Help us retrieve our monies – Victims of crypto-currency scam tell gov’t
Customers of cryptocurrency company, Global Coin Community Help, are calling on government to help them retrieve their locked-up monies from the company.
The customers said all their efforts by to get their monies back have been unsuccessful.
Global Coin Community Help is among six (6) financial intuitions the Bank of Ghana cautioned the public to be wary of in December 2018, although their problems had started months earlier.
By January, there were already many complaints from customers that they were unable to retrieve their monies from the company.

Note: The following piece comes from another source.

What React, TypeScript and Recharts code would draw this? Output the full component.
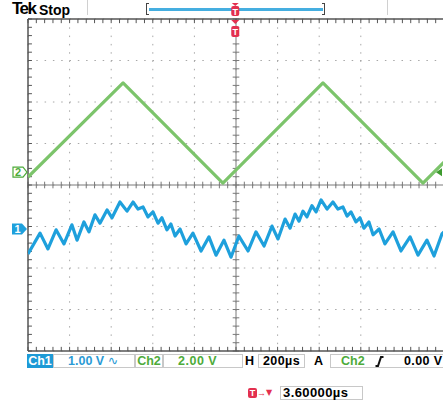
import { LineChart, Line, XAxis, YAxis, CartesianGrid, ReferenceLine, ReferenceDot } from "recharts";

// time in µs relative to screen centre, 200 µs/div
const T_BLUE = [
  -1000, -942, -904, -865, -827, -789, -764, -731, -707, -678, -654, -620, -596, -558, -524, -495,
  -471, -447, -423, -399, -375, -356, -332, -313, -293, -269, -240, -207, -168, -130, -96, -58, -24,
  14, 58, 96, 135, 173, 202, 236, 260, 284, 303, 322, 341, 365, 385, 409, 438, 466,
  490, 514, 534, 553, 577, 596, 615, 639, 659, 688, 716, 755, 793, 837, 875, 918, 952, 990, 1000,
];
// Ch1 volts (1 V/div)
const V_BLUE = [
  -0.6, -0.1, -0.48, -0.02, -0.36, 0.1, -0.27, 0.17, -0.07, 0.34, 0.14, 0.46, 0.27, 0.65, 0.43, 0.65,
  0.48, 0.53, 0.29, 0.41, 0.14, 0.27, -0.02, 0.12, -0.17, 0.0, -0.36, -0.1, -0.53, -0.19, -0.63, -0.27, -0.68,
  -0.17, -0.53, -0.07, -0.41, 0.07, -0.24, 0.24, 0.02, 0.36, 0.19, 0.43, 0.29, 0.56, 0.41, 0.7, 0.48, 0.65,
  0.48, 0.53, 0.31, 0.41, 0.17, 0.27, 0.02, 0.17, -0.14, 0.0, -0.36, -0.07, -0.53, -0.19, -0.63, -0.27, -0.65, -0.12, -0.07,
];
const T_GREEN = [-1000, -543, -63, 418, 899, 1000];
// Ch2 volts (2 V/div)
const V_GREEN = [-0.24, 4.3, -0.53, 4.3, -0.53, 0.48];

const CH1_POS = -1.06; // divisions
const CH2_POS = 0.31;
const CH1_SCALE = 1;
const CH2_SCALE = 2;
const TRIG_T = -3.6;
const TRIG_LEVEL = 0;

const MAJOR_T = [-1000, -800, -600, -400, -200, 0, 200, 400, 600, 800, 1000];
const MAJOR_V = [-4, -3, -2, -1, 0, 1, 2, 3, 4];

const minorT: number[] = [];
for (let t = -1000; t <= 1000; t += 40) minorT.push(t);
const minorV: number[] = [];
for (let i = -20; i <= 20; i++) minorV.push(i / 5);

const blueData = T_BLUE.map((t, i) => ({ t, v: V_BLUE[i] }));
const greenData = T_GREEN.map((t, i) => ({ t, v: V_GREEN[i] }));

const BLUE = "#1ea0dc";
const GREEN = "#7cc46b";
const GREEN_TXT = "#4dab3a";
const RED = "#e3304f";
const GRID = "#a8a8a8";
const AXIS = "#7a7a7a";
const BORDER = "#555";

const font = '"Liberation Sans", Arial, "DejaVu Sans", sans-serif';

const box = (left: number, width: number, extra: any = {}): any => ({
  position: "absolute",
  left,
  top: 354,
  width,
  height: 14,
  boxSizing: "border-box",
  border: "1px solid #c8c8c8",
  lineHeight: "12px",
  fontSize: 12.5,
  fontWeight: 700,
  whiteSpace: "nowrap",
  ...extra,
});

export default function App() {
  return (
    <div style={{ position: "relative", width: 443, height: 405, overflow: "hidden", background: "#fff", fontFamily: font }}>
      <style>{`body{margin:0}`}</style>

      {/* header */}
      <div style={{ position: "absolute", left: 12, top: 0, fontSize: 17, lineHeight: "17px", fontWeight: 900, letterSpacing: -1.5 }}>Tek</div>
      <div style={{ position: "absolute", left: 39, top: 3, fontSize: 14, lineHeight: "14px", fontWeight: 700 }}>Stop</div>
      <div style={{ position: "absolute", left: 87, top: 0, width: 1, height: 15, background: "#d0d0d0" }} />
      <div style={{ position: "absolute", left: 387, top: 0, width: 1, height: 15, background: "#d0d0d0" }} />
      <div style={{ position: "absolute", left: 146, top: 3, width: 3, height: 12, boxSizing: "border-box", borderLeft: "1.5px solid #444", borderTop: "1.5px solid #444", borderBottom: "1.5px solid #444" }} />
      <div style={{ position: "absolute", left: 322, top: 3, width: 3, height: 12, boxSizing: "border-box", borderRight: "1.5px solid #444", borderTop: "1.5px solid #444", borderBottom: "1.5px solid #444" }} />
      <div style={{ position: "absolute", left: 149, top: 8, width: 174, height: 3, background: "#45aee0" }} />

      <LineChart
        width={446}
        height={360}
        margin={{ top: 19, right: 2, bottom: 9, left: 28 }}
        style={{ position: "absolute", left: 0, top: 0, overflow: "visible" }}
      >
        <XAxis dataKey="t" type="number" domain={[-1000, 1000]} ticks={MAJOR_T} allowDataOverflow hide />
        <YAxis type="number" domain={[-4, 4]} ticks={MAJOR_V} allowDataOverflow hide />
        <YAxis yAxisId="ch1" type="number" domain={[(-4 - CH1_POS) * CH1_SCALE, (4 - CH1_POS) * CH1_SCALE]} allowDataOverflow hide />
        <YAxis yAxisId="ch2" type="number" domain={[(-4 - CH2_POS) * CH2_SCALE, (4 - CH2_POS) * CH2_SCALE]} allowDataOverflow hide />
        <CartesianGrid stroke={GRID} strokeDasharray="1.5 6.8" />

        <ReferenceLine x={0} stroke={AXIS} strokeWidth={1} />
        <ReferenceLine y={0} stroke={AXIS} strokeWidth={1} />
        {minorT.map((t) => (
          <ReferenceLine key={"hc" + t} segment={[{ x: t, y: -0.08 }, { x: t, y: 0.08 }]} stroke={AXIS} />
        ))}
        {minorV.map((v) => (
          <ReferenceLine key={"vc" + v} segment={[{ x: -16, y: v }, { x: 16, y: v }]} stroke={AXIS} />
        ))}
        {minorT.map((t) => (
          <ReferenceLine key={"tb" + t} segment={[{ x: t, y: 4 }, { x: t, y: 3.9 }]} stroke={BORDER} />
        ))}
        {minorT.map((t) => (
          <ReferenceLine key={"bb" + t} segment={[{ x: t, y: -4 }, { x: t, y: -3.9 }]} stroke={BORDER} />
        ))}
        {minorV.map((v) => (
          <ReferenceLine key={"lb" + v} segment={[{ x: -1000, y: v }, { x: -981, y: v }]} stroke={BORDER} />
        ))}
        <ReferenceLine x={-1000} stroke={BORDER} strokeWidth={1.5} />
        <ReferenceLine x={1000} stroke={BORDER} strokeWidth={1.5} />
        <ReferenceLine y={4} stroke={BORDER} strokeWidth={1.5} />
        <ReferenceLine y={-4} stroke={BORDER} strokeWidth={1.5} />

        <Line data={greenData} yAxisId="ch2" dataKey="v" type="linear" stroke={GREEN} strokeWidth={3.2} dot={false} strokeLinejoin="round" isAnimationActive={false} />
        <Line data={blueData} yAxisId="ch1" dataKey="v" type="linear" stroke={BLUE} strokeWidth={3.2} dot={false} strokeLinejoin="round" isAnimationActive={false} />

        {/* ground markers */}
        <ReferenceDot
          x={-1000}
          y={0}
          yAxisId="ch2"
          ifOverflow="visible"
          shape={(p: any) => (
            <g>
              <path d={`M${p.cx - 15},${p.cy - 5} L${p.cx - 5},${p.cy - 5} L${p.cx - 1},${p.cy} L${p.cx - 5},${p.cy + 5} L${p.cx - 15},${p.cy + 5} Z`} fill="#fff" stroke={GREEN_TXT} strokeWidth={1.2} />
              <text x={p.cx - 10} y={p.cy + 4} textAnchor="middle" fontSize={11} fontWeight={700} fill={GREEN_TXT} fontFamily={font}>2</text>
            </g>
          )}
        />
        <ReferenceDot
          x={-1000}
          y={0}
          yAxisId="ch1"
          ifOverflow="visible"
          shape={(p: any) => (
            <g>
              <path d={`M${p.cx - 16},${p.cy - 5.5} L${p.cx - 6},${p.cy - 5.5} L${p.cx - 1},${p.cy} L${p.cx - 6},${p.cy + 5.5} L${p.cx - 16},${p.cy + 5.5} Z`} fill={BLUE} />
              <text x={p.cx - 10.5} y={p.cy + 4} textAnchor="middle" fontSize={11} fontWeight={700} fill="#fff" fontFamily={font}>1</text>
            </g>
          )}
        />
        <ReferenceDot
          x={1000}
          y={TRIG_LEVEL}
          yAxisId="ch2"
          ifOverflow="visible"
          shape={(p: any) => (
            <path d={`M${p.cx - 8},${p.cy} L${p.cx - 2},${p.cy - 4} L${p.cx - 2},${p.cy + 4} Z`} fill="#3d9a2e" />
          )}
        />
        {/* trigger position markers */}
        <ReferenceDot
          x={TRIG_T}
          y={4}
          ifOverflow="visible"
          shape={(p: any) => (
            <g>
              <path d={`M${p.cx - 3.5},${p.cy - 16} L${p.cx + 3.5},${p.cy - 16} L${p.cx},${p.cy - 13} Z`} fill={RED} />
              <rect x={p.cx - 4} y={p.cy - 13} width={8} height={10} rx={2} fill={RED} />
              <text x={p.cx} y={p.cy - 4.5} textAnchor="middle" fontSize={9} fontWeight={700} fill="#fff" fontFamily={font}>T</text>
              <path d={`M${p.cx - 4},${p.cy + 1} L${p.cx + 4},${p.cy + 1} L${p.cx},${p.cy + 5} Z`} fill={RED} />
              <rect x={p.cx - 4} y={p.cy + 7} width={8} height={11} rx={2} fill={RED} />
              <text x={p.cx} y={p.cy + 16} textAnchor="middle" fontSize={9} fontWeight={700} fill="#fff" fontFamily={font}>T</text>
            </g>
          )}
        />
      </LineChart>

      {/* readout row 1 */}
      <div style={box(27, 26, { background: "#1d9ad6", border: "1px solid #1d9ad6", color: "#fff", textAlign: "center" })}>Ch1</div>
      <div style={box(53, 82, { color: "#2a9ad5", paddingLeft: 14 })}>1.00 V <span style={{ fontFamily: '"DejaVu Sans", sans-serif', fontWeight: 400 }}>∿</span></div>
      <div style={box(135, 28, { color: GREEN_TXT, textAlign: "center" })}>Ch2</div>
      <div style={box(163, 80, { color: GREEN_TXT, paddingLeft: 14, letterSpacing: 0.5 })}>2.00 V</div>
      <div style={box(245, 12, { border: "none", top: 355 })}>H</div>
      <div style={box(258, 47, { paddingLeft: 4, letterSpacing: 0.4 })}>200µs</div>
      <div style={box(314, 12, { border: "none", top: 355 })}>A</div>
      <div style={box(330, 120, {})}>
        <span style={{ position: "absolute", left: 10, color: GREEN_TXT }}>Ch2</span>
        <svg style={{ position: "absolute", left: 44, top: 1 }} width={9} height={11}>
          <path d="M0.5,10 L3,10 L6,1 L8.5,1" stroke="#111" strokeWidth={2} fill="none" />
        </svg>
        <span style={{ position: "absolute", left: 73, letterSpacing: 0.4 }}>0.00 V</span>
      </div>

      {/* readout row 2 */}
      <div style={{ position: "absolute", left: 248, top: 388, width: 9, height: 10, background: RED, borderRadius: 2, color: "#fff", fontSize: 9, fontWeight: 700, lineHeight: "10px", textAlign: "center" }}>T</div>
      <div style={{ position: "absolute", left: 257, top: 386, fontSize: 9, lineHeight: "14px", color: RED, fontWeight: 700 }}>→</div>
      <div style={{ position: "absolute", left: 266, top: 386, fontSize: 8, lineHeight: "14px", color: RED, fontFamily: '"DejaVu Sans", sans-serif' }}>▼</div>
      <div style={box(280, 83, { top: 386, paddingLeft: 2, fontSize: 13, letterSpacing: 0.4 })}>3.60000µs</div>
    </div>
  );
}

Earlier reports showed that Global Coin Community Help swindled more than 110,000 customers of their deposits last year.
Total deposits in the company was estimated to be about GH¢ 135 million.

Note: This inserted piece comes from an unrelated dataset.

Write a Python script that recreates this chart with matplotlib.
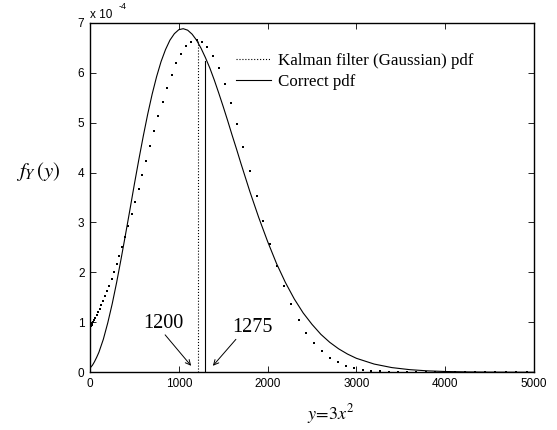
import matplotlib
matplotlib.use("Agg")
import matplotlib.pyplot as plt
from matplotlib.lines import Line2D

plt.rcParams["font.family"] = "Liberation Sans"
plt.rcParams["mathtext.fontset"] = "stix"

# y grid of the sampled points (y = 3x^2, x stepped by 0.5)
y_grid = [0, 0.75, 3, 6.75, 12, 18.75, 27, 36.75, 48, 60.75, 75, 90.75, 108,
          126.75, 147, 168.75, 192, 216.75, 243, 270.75, 300, 330.75, 363,
          396.75, 432, 468.75, 507, 546.75, 588, 630.75, 675, 720.75, 768,
          816.75, 867, 918.75, 972, 1026.75, 1083, 1140.75, 1200, 1260.75,
          1323, 1386.75, 1452, 1518.75, 1587, 1656.75, 1728, 1800.75, 1875,
          1950.75, 2028, 2106.75, 2187, 2268.75, 2352, 2436.75, 2523, 2610.75,
          2700, 2790.75, 2883, 2976.75, 3072, 3168.75, 3267, 3366.75, 3468,
          3570.75, 3675, 3780.75, 3888, 3996.75, 4107, 4218.75, 4332, 4446.75,
          4563, 4680.75, 4800, 4920.75]

# Kalman filter (Gaussian) pdf, units of 1e-4
kalman_pdf = [0.900, 0.902, 0.909, 0.920, 0.936, 0.957, 0.984, 1.015, 1.053,
              1.096, 1.146, 1.204, 1.269, 1.343, 1.426, 1.518, 1.622, 1.736,
              1.864, 2.004, 2.159, 2.328, 2.513, 2.714, 2.931, 3.164, 3.412,
              3.676, 3.952, 4.239, 4.534, 4.833, 5.131, 5.422, 5.700, 5.958,
              6.186, 6.378, 6.524, 6.617, 6.649, 6.615, 6.511, 6.335, 6.088,
              5.774, 5.400, 4.976, 4.515, 4.028, 3.531, 3.039, 2.566, 2.122,
              1.719, 1.361, 1.053, 0.795, 0.585, 0.419, 0.292, 0.198, 0.130,
              0.083, 0.051, 0.031, 0.018, 0.010, 0.005, 0.003, 0.001,
              0, 0, 0, 0, 0, 0, 0, 0, 0, 0, 0]

# correct pdf, units of 1e-4
y_true = [0, 12, 27, 50, 75, 100, 150, 200, 250, 300, 350, 400, 450, 500,
          550, 600, 650, 700, 750, 800, 850, 900, 950, 1000, 1050, 1100, 1150,
          1200, 1250, 1300, 1350, 1400, 1450, 1500, 1550, 1600, 1650, 1700,
          1800, 1900, 2000, 2100, 2200, 2300, 2400, 2500, 2600, 2700, 2800,
          2900, 3000, 3200, 3400, 3600, 3800, 4000, 4250, 4500, 5000]
true_pdf = [0.08, 0.11, 0.14, 0.21, 0.30, 0.40, 0.66, 0.99, 1.37, 1.80, 2.27,
            2.76, 3.26, 3.77, 4.26, 4.73, 5.17, 5.57, 5.92, 6.22, 6.46, 6.65,
            6.78, 6.86, 6.88, 6.85, 6.77, 6.65, 6.49, 6.30, 6.09, 5.85, 5.59,
            5.32, 5.04, 4.75, 4.47, 4.18, 3.62, 3.10, 2.62, 2.18, 1.80, 1.47,
            1.19, 0.96, 0.76, 0.60, 0.47, 0.365, 0.28, 0.165, 0.094, 0.053,
            0.029, 0.016, 0.007, 0.003, 0.0006]

# mean markers: (position, height)
kalman_mean = (1213, 6.64)
true_mean = (1295, 6.23)

fig = plt.figure(figsize=(5.57, 4.30), dpi=100)
ax = fig.add_axes([90 / 557, (430 - 372.3) / 430, 444 / 557, 349.6 / 430])

ax.plot(y_grid, kalman_pdf, ls="none", marker="s", ms=1.9, mfc="k", mec="k", mew=0)
ax.plot(y_true, true_pdf, color="k", lw=0.8)
ax.plot([kalman_mean[0]] * 2, [0, kalman_mean[1]], color="k", ls=":", lw=0.8)
ax.plot([true_mean[0]] * 2, [0, true_mean[1]], color="k", lw=0.8)

ax.set_xlim(0, 5000)
ax.set_ylim(0, 7)
ax.set_xticks(range(0, 5001, 1000))
ax.set_yticks(range(0, 8))
ax.tick_params(direction="in", top=True, right=True, length=4, width=0.6,
               labelsize=8.5, pad=4)
for s in ax.spines.values():
    s.set_linewidth(1.0)

serif = "Liberation Serif"
arrow = dict(arrowstyle="->", lw=0.7, color="k", shrinkA=0, shrinkB=0,
             mutation_scale=9)
ax.annotate("", xy=(1139, 0.13), xytext=(846, 0.75), arrowprops=arrow)
ax.annotate("", xy=(1384, 0.13), xytext=(1643, 0.66), arrowprops=arrow)
ax.text(823, 0.97, "1200", family=serif, fontsize=14.5, ha="center", va="center")
ax.text(1833, 0.89, "1275", family=serif, fontsize=14.5, ha="center", va="center")

handles = [Line2D([], [], color="k", ls=":", lw=0.8),
           Line2D([], [], color="k", lw=0.8)]
ax.legend(handles, ["Kalman filter (Gaussian) pdf", "Correct pdf"],
          loc="upper left", bbox_to_anchor=(236 / 557, 1 - 53 / 430),
          bbox_transform=fig.transFigure, frameon=False,
          prop={"family": serif, "size": 12.2}, handlelength=2.05,
          handletextpad=0.4, labelspacing=0.3, borderpad=0, borderaxespad=0)

fig.text(90 / 557, 1 - 18 / 430, "x 10", fontsize=8.5, ha="left", va="baseline")
fig.text(119 / 557, 1 - 9 / 430, "-4", fontsize=6.5, ha="left", va="baseline")

fig.text(16 / 557, 1 - 171.5 / 430, r"$f_Y\,(y)$", fontsize=15, ha="left", va="center")
fig.text(331 / 557, 1 - 414 / 430, r"$y\!=\!3x^2$", fontsize=13, ha="center", va="center")

fig.savefig("out.png", dpi=100)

An aggrieved customer of the company in a Citi News interview said they wanted government assist to bring the managers of the company to book as they had swindled many Ghanaians.
He said if the matter is not adequately addressed, it may rise to the level of the Menzgold saga where many Ghanaians have lost huge investments to the company which is unable to pay customers their monies.

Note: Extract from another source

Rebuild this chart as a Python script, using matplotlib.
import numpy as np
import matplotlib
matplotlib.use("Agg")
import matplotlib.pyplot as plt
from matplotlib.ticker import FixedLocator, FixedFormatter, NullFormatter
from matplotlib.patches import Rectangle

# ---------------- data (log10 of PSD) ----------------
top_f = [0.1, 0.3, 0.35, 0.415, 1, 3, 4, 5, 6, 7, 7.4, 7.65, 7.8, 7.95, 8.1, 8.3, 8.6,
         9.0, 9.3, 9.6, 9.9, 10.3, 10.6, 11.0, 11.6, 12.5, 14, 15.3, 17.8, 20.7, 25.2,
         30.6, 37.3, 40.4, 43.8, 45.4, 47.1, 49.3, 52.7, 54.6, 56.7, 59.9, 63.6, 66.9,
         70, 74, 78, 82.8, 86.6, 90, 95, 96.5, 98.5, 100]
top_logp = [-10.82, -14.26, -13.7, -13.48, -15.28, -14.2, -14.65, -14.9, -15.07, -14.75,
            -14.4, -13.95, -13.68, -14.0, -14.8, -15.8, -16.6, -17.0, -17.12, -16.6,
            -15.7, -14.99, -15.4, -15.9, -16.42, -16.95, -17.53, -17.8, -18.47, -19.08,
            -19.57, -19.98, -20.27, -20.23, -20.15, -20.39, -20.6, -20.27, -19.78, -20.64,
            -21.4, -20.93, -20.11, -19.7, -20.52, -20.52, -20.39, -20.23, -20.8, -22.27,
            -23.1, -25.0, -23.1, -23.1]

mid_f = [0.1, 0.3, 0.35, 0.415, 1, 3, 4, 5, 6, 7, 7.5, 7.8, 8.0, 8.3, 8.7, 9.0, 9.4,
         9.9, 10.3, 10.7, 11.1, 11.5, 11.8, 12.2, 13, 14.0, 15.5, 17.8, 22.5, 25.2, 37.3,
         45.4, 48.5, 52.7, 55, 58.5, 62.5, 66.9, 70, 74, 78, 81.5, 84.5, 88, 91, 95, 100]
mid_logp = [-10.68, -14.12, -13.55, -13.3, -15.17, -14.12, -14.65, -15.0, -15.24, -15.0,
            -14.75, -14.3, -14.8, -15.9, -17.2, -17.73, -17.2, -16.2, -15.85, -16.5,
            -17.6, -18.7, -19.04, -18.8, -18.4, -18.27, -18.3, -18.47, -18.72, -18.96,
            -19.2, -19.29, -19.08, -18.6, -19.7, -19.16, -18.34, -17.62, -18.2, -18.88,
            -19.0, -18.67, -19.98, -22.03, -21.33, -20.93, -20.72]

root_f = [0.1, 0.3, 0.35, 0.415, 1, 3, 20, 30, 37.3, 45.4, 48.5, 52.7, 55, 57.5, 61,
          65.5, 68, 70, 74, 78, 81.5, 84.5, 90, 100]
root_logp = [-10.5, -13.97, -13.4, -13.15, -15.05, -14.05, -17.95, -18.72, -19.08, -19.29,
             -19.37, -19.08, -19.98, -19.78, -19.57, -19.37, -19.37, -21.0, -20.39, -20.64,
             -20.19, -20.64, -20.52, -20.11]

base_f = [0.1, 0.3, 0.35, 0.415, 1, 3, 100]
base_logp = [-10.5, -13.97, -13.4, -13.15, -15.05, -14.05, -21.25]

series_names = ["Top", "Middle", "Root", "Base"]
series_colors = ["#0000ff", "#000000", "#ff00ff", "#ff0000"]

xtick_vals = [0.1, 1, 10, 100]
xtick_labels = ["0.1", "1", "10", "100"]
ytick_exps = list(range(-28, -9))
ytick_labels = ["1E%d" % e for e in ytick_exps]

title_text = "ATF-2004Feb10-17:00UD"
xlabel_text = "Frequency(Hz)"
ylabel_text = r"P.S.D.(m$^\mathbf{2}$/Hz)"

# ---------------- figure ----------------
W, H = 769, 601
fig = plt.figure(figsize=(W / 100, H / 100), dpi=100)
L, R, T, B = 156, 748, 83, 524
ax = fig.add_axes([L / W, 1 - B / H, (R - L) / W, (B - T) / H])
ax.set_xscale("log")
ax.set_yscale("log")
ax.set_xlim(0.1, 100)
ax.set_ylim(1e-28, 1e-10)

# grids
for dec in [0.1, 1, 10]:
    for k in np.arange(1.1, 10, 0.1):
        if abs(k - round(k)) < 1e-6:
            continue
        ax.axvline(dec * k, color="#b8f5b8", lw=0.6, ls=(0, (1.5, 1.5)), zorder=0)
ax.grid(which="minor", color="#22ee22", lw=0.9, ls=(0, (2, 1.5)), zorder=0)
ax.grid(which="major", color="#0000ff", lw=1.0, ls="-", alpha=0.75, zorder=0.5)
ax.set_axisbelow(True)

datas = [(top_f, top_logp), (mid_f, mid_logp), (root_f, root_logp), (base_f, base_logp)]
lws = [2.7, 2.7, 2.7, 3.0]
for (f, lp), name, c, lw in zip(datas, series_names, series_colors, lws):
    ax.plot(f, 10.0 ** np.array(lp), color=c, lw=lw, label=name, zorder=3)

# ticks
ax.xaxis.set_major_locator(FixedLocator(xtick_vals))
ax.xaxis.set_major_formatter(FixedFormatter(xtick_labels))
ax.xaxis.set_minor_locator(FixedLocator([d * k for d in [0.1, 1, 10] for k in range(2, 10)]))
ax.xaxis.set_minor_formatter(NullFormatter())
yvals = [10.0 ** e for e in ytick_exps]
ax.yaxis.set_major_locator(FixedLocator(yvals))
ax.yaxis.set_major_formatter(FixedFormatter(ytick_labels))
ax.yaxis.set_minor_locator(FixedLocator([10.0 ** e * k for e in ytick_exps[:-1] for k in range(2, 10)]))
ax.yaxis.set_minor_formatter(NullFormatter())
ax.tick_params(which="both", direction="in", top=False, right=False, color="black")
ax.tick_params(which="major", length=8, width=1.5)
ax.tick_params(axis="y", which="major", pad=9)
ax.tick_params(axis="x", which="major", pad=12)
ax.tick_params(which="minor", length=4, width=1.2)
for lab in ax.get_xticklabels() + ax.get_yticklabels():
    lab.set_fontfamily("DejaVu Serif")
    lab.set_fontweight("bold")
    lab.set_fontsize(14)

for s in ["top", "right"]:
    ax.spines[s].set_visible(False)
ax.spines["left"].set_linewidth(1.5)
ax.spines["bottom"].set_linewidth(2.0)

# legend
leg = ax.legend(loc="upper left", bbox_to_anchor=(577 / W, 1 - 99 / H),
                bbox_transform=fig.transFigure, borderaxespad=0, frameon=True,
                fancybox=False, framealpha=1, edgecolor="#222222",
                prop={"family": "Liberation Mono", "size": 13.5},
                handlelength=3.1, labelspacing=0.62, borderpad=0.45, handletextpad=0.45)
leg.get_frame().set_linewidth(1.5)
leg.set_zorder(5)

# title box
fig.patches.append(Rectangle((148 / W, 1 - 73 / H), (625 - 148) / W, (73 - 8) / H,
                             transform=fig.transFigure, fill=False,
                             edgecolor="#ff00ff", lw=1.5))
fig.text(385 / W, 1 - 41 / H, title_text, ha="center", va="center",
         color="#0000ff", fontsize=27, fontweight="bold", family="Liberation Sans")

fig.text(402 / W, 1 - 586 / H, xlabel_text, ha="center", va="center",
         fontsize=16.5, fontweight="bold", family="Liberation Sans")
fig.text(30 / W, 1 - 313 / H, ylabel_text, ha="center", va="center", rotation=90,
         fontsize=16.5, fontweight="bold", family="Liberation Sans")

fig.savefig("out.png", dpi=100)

“We are not asking the government to pay us, but government needs to help us retrieve our money because we believe that if the security agencies were doing their work well, and they know the credibility of this institution, things wouldn’t have gone this far,” he said.
“What it will eventually lead to is what is happening with Menzgold that out of frustration, people will now get desperate. People are looking for the man, people are looking for his family. People are really looking for him but they can’t have access to him,” Kwaku Agyemang, a spokesperson for some of the victims told Citi News.
The Economic and Organized Crime Office (EOCO) in November last year, initiated investigations into the issue as it announced it had invited two directors of the company, Kwaku Damete Kumi and David Opatey for questioning.
However Mr. Agyemang told Citi Business News EOCO is taking too long in its investigations.